Work to do: Transcribe everything in the data word for word. Pictures are left out.

Dataset excerpt:
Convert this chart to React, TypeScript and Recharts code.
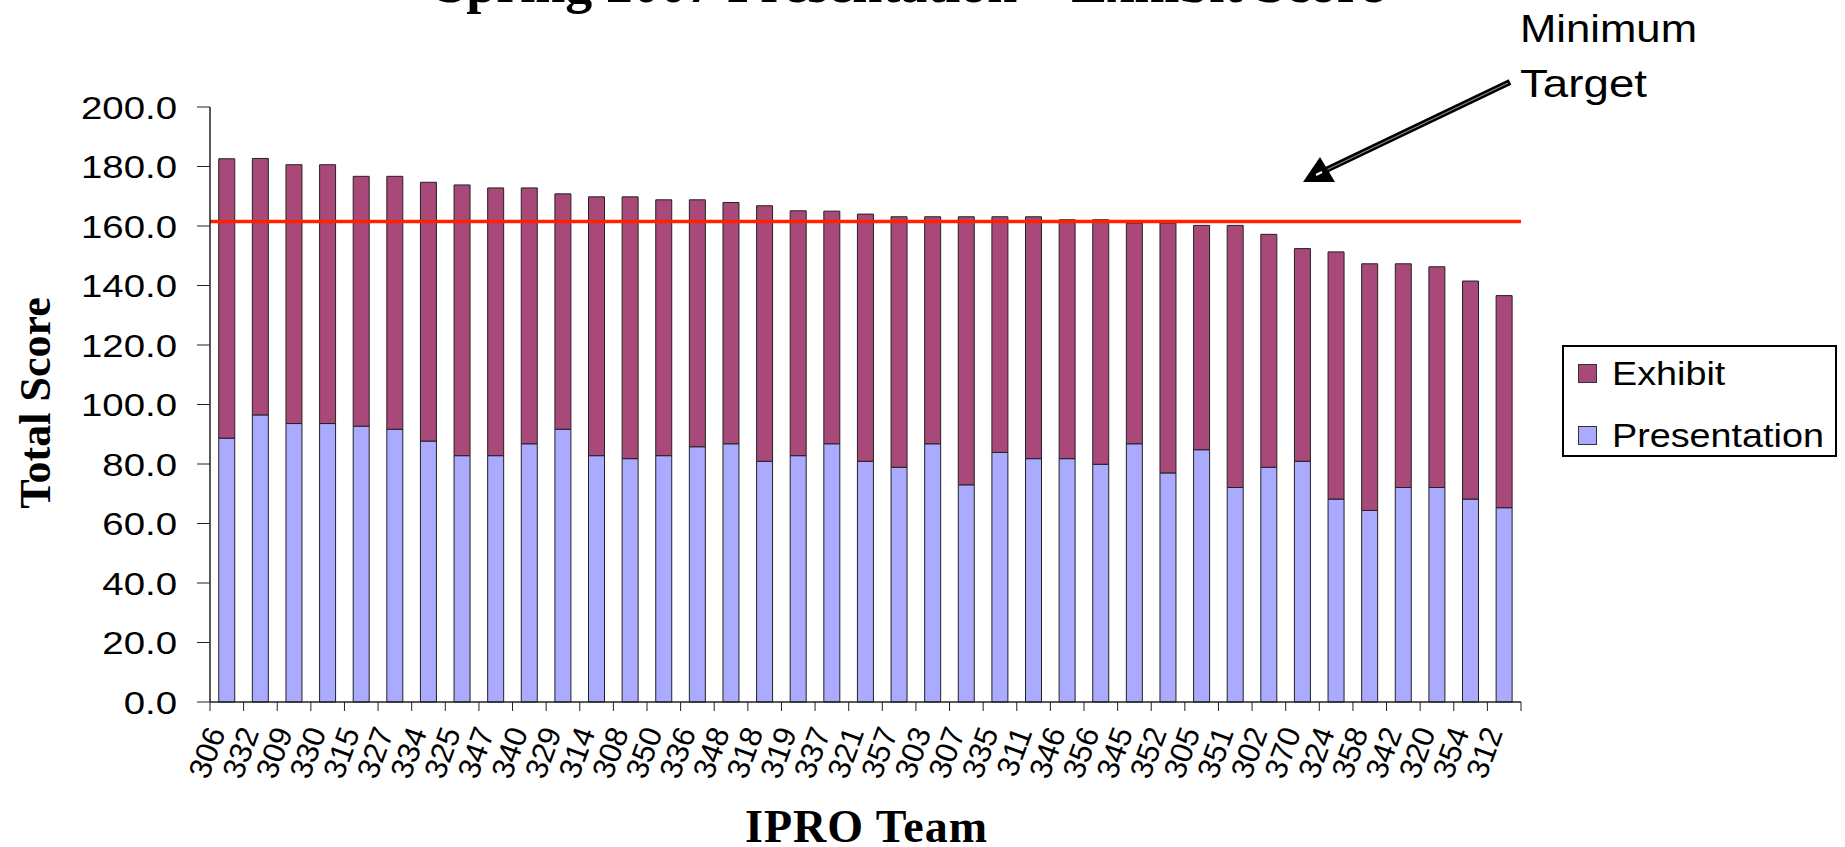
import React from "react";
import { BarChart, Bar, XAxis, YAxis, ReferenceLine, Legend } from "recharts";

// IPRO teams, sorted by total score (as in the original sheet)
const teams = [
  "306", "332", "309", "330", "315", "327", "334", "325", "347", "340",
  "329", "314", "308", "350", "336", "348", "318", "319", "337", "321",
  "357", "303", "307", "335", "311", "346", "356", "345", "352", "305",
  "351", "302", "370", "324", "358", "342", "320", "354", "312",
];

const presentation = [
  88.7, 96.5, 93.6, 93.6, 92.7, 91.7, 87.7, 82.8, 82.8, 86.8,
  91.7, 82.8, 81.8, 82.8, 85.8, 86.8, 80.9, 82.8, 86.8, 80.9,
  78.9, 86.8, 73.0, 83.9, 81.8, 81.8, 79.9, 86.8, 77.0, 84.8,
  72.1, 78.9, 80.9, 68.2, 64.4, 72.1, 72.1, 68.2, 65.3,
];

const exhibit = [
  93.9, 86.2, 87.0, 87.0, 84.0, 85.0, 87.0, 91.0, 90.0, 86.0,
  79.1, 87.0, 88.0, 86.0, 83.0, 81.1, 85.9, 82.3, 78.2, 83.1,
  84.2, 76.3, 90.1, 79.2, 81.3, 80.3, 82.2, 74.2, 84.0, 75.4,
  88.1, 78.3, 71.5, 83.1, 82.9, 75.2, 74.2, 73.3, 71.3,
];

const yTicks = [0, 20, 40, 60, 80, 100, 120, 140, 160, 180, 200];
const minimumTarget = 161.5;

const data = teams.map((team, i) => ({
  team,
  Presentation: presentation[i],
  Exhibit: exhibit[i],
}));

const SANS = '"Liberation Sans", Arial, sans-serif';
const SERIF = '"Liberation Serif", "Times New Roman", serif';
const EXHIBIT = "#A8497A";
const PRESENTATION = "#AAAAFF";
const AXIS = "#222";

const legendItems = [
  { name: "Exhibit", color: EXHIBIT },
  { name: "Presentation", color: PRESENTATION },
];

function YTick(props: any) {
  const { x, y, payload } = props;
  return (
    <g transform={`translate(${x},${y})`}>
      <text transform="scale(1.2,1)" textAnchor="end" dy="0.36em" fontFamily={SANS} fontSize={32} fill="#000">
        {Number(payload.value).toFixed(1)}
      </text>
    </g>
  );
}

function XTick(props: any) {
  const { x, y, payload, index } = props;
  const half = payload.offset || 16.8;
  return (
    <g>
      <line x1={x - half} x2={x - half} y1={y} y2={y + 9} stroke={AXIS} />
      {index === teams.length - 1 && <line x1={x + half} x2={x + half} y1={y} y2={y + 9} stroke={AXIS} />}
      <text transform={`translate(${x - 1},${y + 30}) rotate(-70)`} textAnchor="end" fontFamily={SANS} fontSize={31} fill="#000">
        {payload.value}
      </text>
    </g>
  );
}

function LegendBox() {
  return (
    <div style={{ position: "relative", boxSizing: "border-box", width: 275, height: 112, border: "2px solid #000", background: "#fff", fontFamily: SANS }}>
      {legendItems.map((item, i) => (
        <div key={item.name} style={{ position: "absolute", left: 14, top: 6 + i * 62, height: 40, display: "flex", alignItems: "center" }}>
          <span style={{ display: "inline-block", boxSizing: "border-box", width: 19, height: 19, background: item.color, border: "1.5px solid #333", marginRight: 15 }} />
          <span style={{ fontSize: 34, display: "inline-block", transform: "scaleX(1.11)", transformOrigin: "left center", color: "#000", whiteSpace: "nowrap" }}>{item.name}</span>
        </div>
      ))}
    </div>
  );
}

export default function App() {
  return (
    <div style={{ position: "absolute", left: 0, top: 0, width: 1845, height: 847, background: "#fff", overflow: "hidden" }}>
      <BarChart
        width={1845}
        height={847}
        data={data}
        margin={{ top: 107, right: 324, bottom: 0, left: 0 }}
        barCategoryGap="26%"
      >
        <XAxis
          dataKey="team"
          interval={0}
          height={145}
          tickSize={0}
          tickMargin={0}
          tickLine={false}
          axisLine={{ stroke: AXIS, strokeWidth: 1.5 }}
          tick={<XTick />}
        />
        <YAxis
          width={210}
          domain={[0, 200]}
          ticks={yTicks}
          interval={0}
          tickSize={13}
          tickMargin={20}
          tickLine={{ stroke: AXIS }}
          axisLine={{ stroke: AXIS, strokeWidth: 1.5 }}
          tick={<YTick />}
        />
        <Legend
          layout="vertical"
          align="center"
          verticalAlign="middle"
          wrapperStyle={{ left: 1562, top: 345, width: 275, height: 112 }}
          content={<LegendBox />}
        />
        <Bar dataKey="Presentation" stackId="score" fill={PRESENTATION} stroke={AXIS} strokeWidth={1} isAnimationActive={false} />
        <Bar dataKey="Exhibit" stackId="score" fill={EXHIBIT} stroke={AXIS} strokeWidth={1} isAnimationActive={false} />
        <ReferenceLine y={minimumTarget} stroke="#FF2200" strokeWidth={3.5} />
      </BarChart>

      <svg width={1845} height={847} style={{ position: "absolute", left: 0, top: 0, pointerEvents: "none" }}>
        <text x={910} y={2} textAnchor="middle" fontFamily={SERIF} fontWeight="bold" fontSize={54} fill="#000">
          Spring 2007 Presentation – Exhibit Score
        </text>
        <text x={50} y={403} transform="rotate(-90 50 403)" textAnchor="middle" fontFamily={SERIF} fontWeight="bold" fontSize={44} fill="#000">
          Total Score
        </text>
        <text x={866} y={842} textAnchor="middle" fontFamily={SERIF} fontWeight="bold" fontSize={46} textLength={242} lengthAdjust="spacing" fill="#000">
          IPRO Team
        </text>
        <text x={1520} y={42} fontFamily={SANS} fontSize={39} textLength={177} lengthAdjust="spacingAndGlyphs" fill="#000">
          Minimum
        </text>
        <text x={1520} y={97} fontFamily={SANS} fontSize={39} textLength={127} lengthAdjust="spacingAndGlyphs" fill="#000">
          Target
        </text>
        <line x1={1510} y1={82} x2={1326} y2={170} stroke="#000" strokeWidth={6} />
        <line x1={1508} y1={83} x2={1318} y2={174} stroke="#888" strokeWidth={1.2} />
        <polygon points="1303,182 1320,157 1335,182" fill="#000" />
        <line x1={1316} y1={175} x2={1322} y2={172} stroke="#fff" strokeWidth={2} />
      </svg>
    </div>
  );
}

Expected output:
Convert this chart to React, TypeScript and Recharts code.
import React from "react";
import { BarChart, Bar, XAxis, YAxis, ReferenceLine, Legend } from "recharts";

// IPRO teams, sorted by total score (as in the original sheet)
const teams = [
  "306", "332", "309", "330", "315", "327", "334", "325", "347", "340",
  "329", "314", "308", "350", "336", "348", "318", "319", "337", "321",
  "357", "303", "307", "335", "311", "346", "356", "345", "352", "305",
  "351", "302", "370", "324", "358", "342", "320", "354", "312",
];

const presentation = [
  88.7, 96.5, 93.6, 93.6, 92.7, 91.7, 87.7, 82.8, 82.8, 86.8,
  91.7, 82.8, 81.8, 82.8, 85.8, 86.8, 80.9, 82.8, 86.8, 80.9,
  78.9, 86.8, 73.0, 83.9, 81.8, 81.8, 79.9, 86.8, 77.0, 84.8,
  72.1, 78.9, 80.9, 68.2, 64.4, 72.1, 72.1, 68.2, 65.3,
];

const exhibit = [
  93.9, 86.2, 87.0, 87.0, 84.0, 85.0, 87.0, 91.0, 90.0, 86.0,
  79.1, 87.0, 88.0, 86.0, 83.0, 81.1, 85.9, 82.3, 78.2, 83.1,
  84.2, 76.3, 90.1, 79.2, 81.3, 80.3, 82.2, 74.2, 84.0, 75.4,
  88.1, 78.3, 71.5, 83.1, 82.9, 75.2, 74.2, 73.3, 71.3,
];

const yTicks = [0, 20, 40, 60, 80, 100, 120, 140, 160, 180, 200];
const minimumTarget = 161.5;

const data = teams.map((team, i) => ({
  team,
  Presentation: presentation[i],
  Exhibit: exhibit[i],
}));

const SANS = '"Liberation Sans", Arial, sans-serif';
const SERIF = '"Liberation Serif", "Times New Roman", serif';
const EXHIBIT = "#A8497A";
const PRESENTATION = "#AAAAFF";
const AXIS = "#222";

const legendItems = [
  { name: "Exhibit", color: EXHIBIT },
  { name: "Presentation", color: PRESENTATION },
];

function YTick(props: any) {
  const { x, y, payload } = props;
  return (
    <g transform={`translate(${x},${y})`}>
      <text transform="scale(1.2,1)" textAnchor="end" dy="0.36em" fontFamily={SANS} fontSize={32} fill="#000">
        {Number(payload.value).toFixed(1)}
      </text>
    </g>
  );
}

function XTick(props: any) {
  const { x, y, payload, index } = props;
  const half = payload.offset || 16.8;
  return (
    <g>
      <line x1={x - half} x2={x - half} y1={y} y2={y + 9} stroke={AXIS} />
      {index === teams.length - 1 && <line x1={x + half} x2={x + half} y1={y} y2={y + 9} stroke={AXIS} />}
      <text transform={`translate(${x - 1},${y + 30}) rotate(-70)`} textAnchor="end" fontFamily={SANS} fontSize={31} fill="#000">
        {payload.value}
      </text>
    </g>
  );
}

function LegendBox() {
  return (
    <div style={{ position: "relative", boxSizing: "border-box", width: 275, height: 112, border: "2px solid #000", background: "#fff", fontFamily: SANS }}>
      {legendItems.map((item, i) => (
        <div key={item.name} style={{ position: "absolute", left: 14, top: 6 + i * 62, height: 40, display: "flex", alignItems: "center" }}>
          <span style={{ display: "inline-block", boxSizing: "border-box", width: 19, height: 19, background: item.color, border: "1.5px solid #333", marginRight: 15 }} />
          <span style={{ fontSize: 34, display: "inline-block", transform: "scaleX(1.11)", transformOrigin: "left center", color: "#000", whiteSpace: "nowrap" }}>{item.name}</span>
        </div>
      ))}
    </div>
  );
}

export default function App() {
  return (
    <div style={{ position: "absolute", left: 0, top: 0, width: 1845, height: 847, background: "#fff", overflow: "hidden" }}>
      <BarChart
        width={1845}
        height={847}
        data={data}
        margin={{ top: 107, right: 324, bottom: 0, left: 0 }}
        barCategoryGap="26%"
      >
        <XAxis
          dataKey="team"
          interval={0}
          height={145}
          tickSize={0}
          tickMargin={0}
          tickLine={false}
          axisLine={{ stroke: AXIS, strokeWidth: 1.5 }}
          tick={<XTick />}
        />
        <YAxis
          width={210}
          domain={[0, 200]}
          ticks={yTicks}
          interval={0}
          tickSize={13}
          tickMargin={20}
          tickLine={{ stroke: AXIS }}
          axisLine={{ stroke: AXIS, strokeWidth: 1.5 }}
          tick={<YTick />}
        />
        <Legend
          layout="vertical"
          align="center"
          verticalAlign="middle"
          wrapperStyle={{ left: 1562, top: 345, width: 275, height: 112 }}
          content={<LegendBox />}
        />
        <Bar dataKey="Presentation" stackId="score" fill={PRESENTATION} stroke={AXIS} strokeWidth={1} isAnimationActive={false} />
        <Bar dataKey="Exhibit" stackId="score" fill={EXHIBIT} stroke={AXIS} strokeWidth={1} isAnimationActive={false} />
        <ReferenceLine y={minimumTarget} stroke="#FF2200" strokeWidth={3.5} />
      </BarChart>

      <svg width={1845} height={847} style={{ position: "absolute", left: 0, top: 0, pointerEvents: "none" }}>
        <text x={910} y={2} textAnchor="middle" fontFamily={SERIF} fontWeight="bold" fontSize={54} fill="#000">
          Spring 2007 Presentation – Exhibit Score
        </text>
        <text x={50} y={403} transform="rotate(-90 50 403)" textAnchor="middle" fontFamily={SERIF} fontWeight="bold" fontSize={44} fill="#000">
          Total Score
        </text>
        <text x={866} y={842} textAnchor="middle" fontFamily={SERIF} fontWeight="bold" fontSize={46} textLength={242} lengthAdjust="spacing" fill="#000">
          IPRO Team
        </text>
        <text x={1520} y={42} fontFamily={SANS} fontSize={39} textLength={177} lengthAdjust="spacingAndGlyphs" fill="#000">
          Minimum
        </text>
        <text x={1520} y={97} fontFamily={SANS} fontSize={39} textLength={127} lengthAdjust="spacingAndGlyphs" fill="#000">
          Target
        </text>
        <line x1={1510} y1={82} x2={1326} y2={170} stroke="#000" strokeWidth={6} />
        <line x1={1508} y1={83} x2={1318} y2={174} stroke="#888" strokeWidth={1.2} />
        <polygon points="1303,182 1320,157 1335,182" fill="#000" />
        <line x1={1316} y1={175} x2={1322} y2={172} stroke="#fff" strokeWidth={2} />
      </svg>
    </div>
  );
}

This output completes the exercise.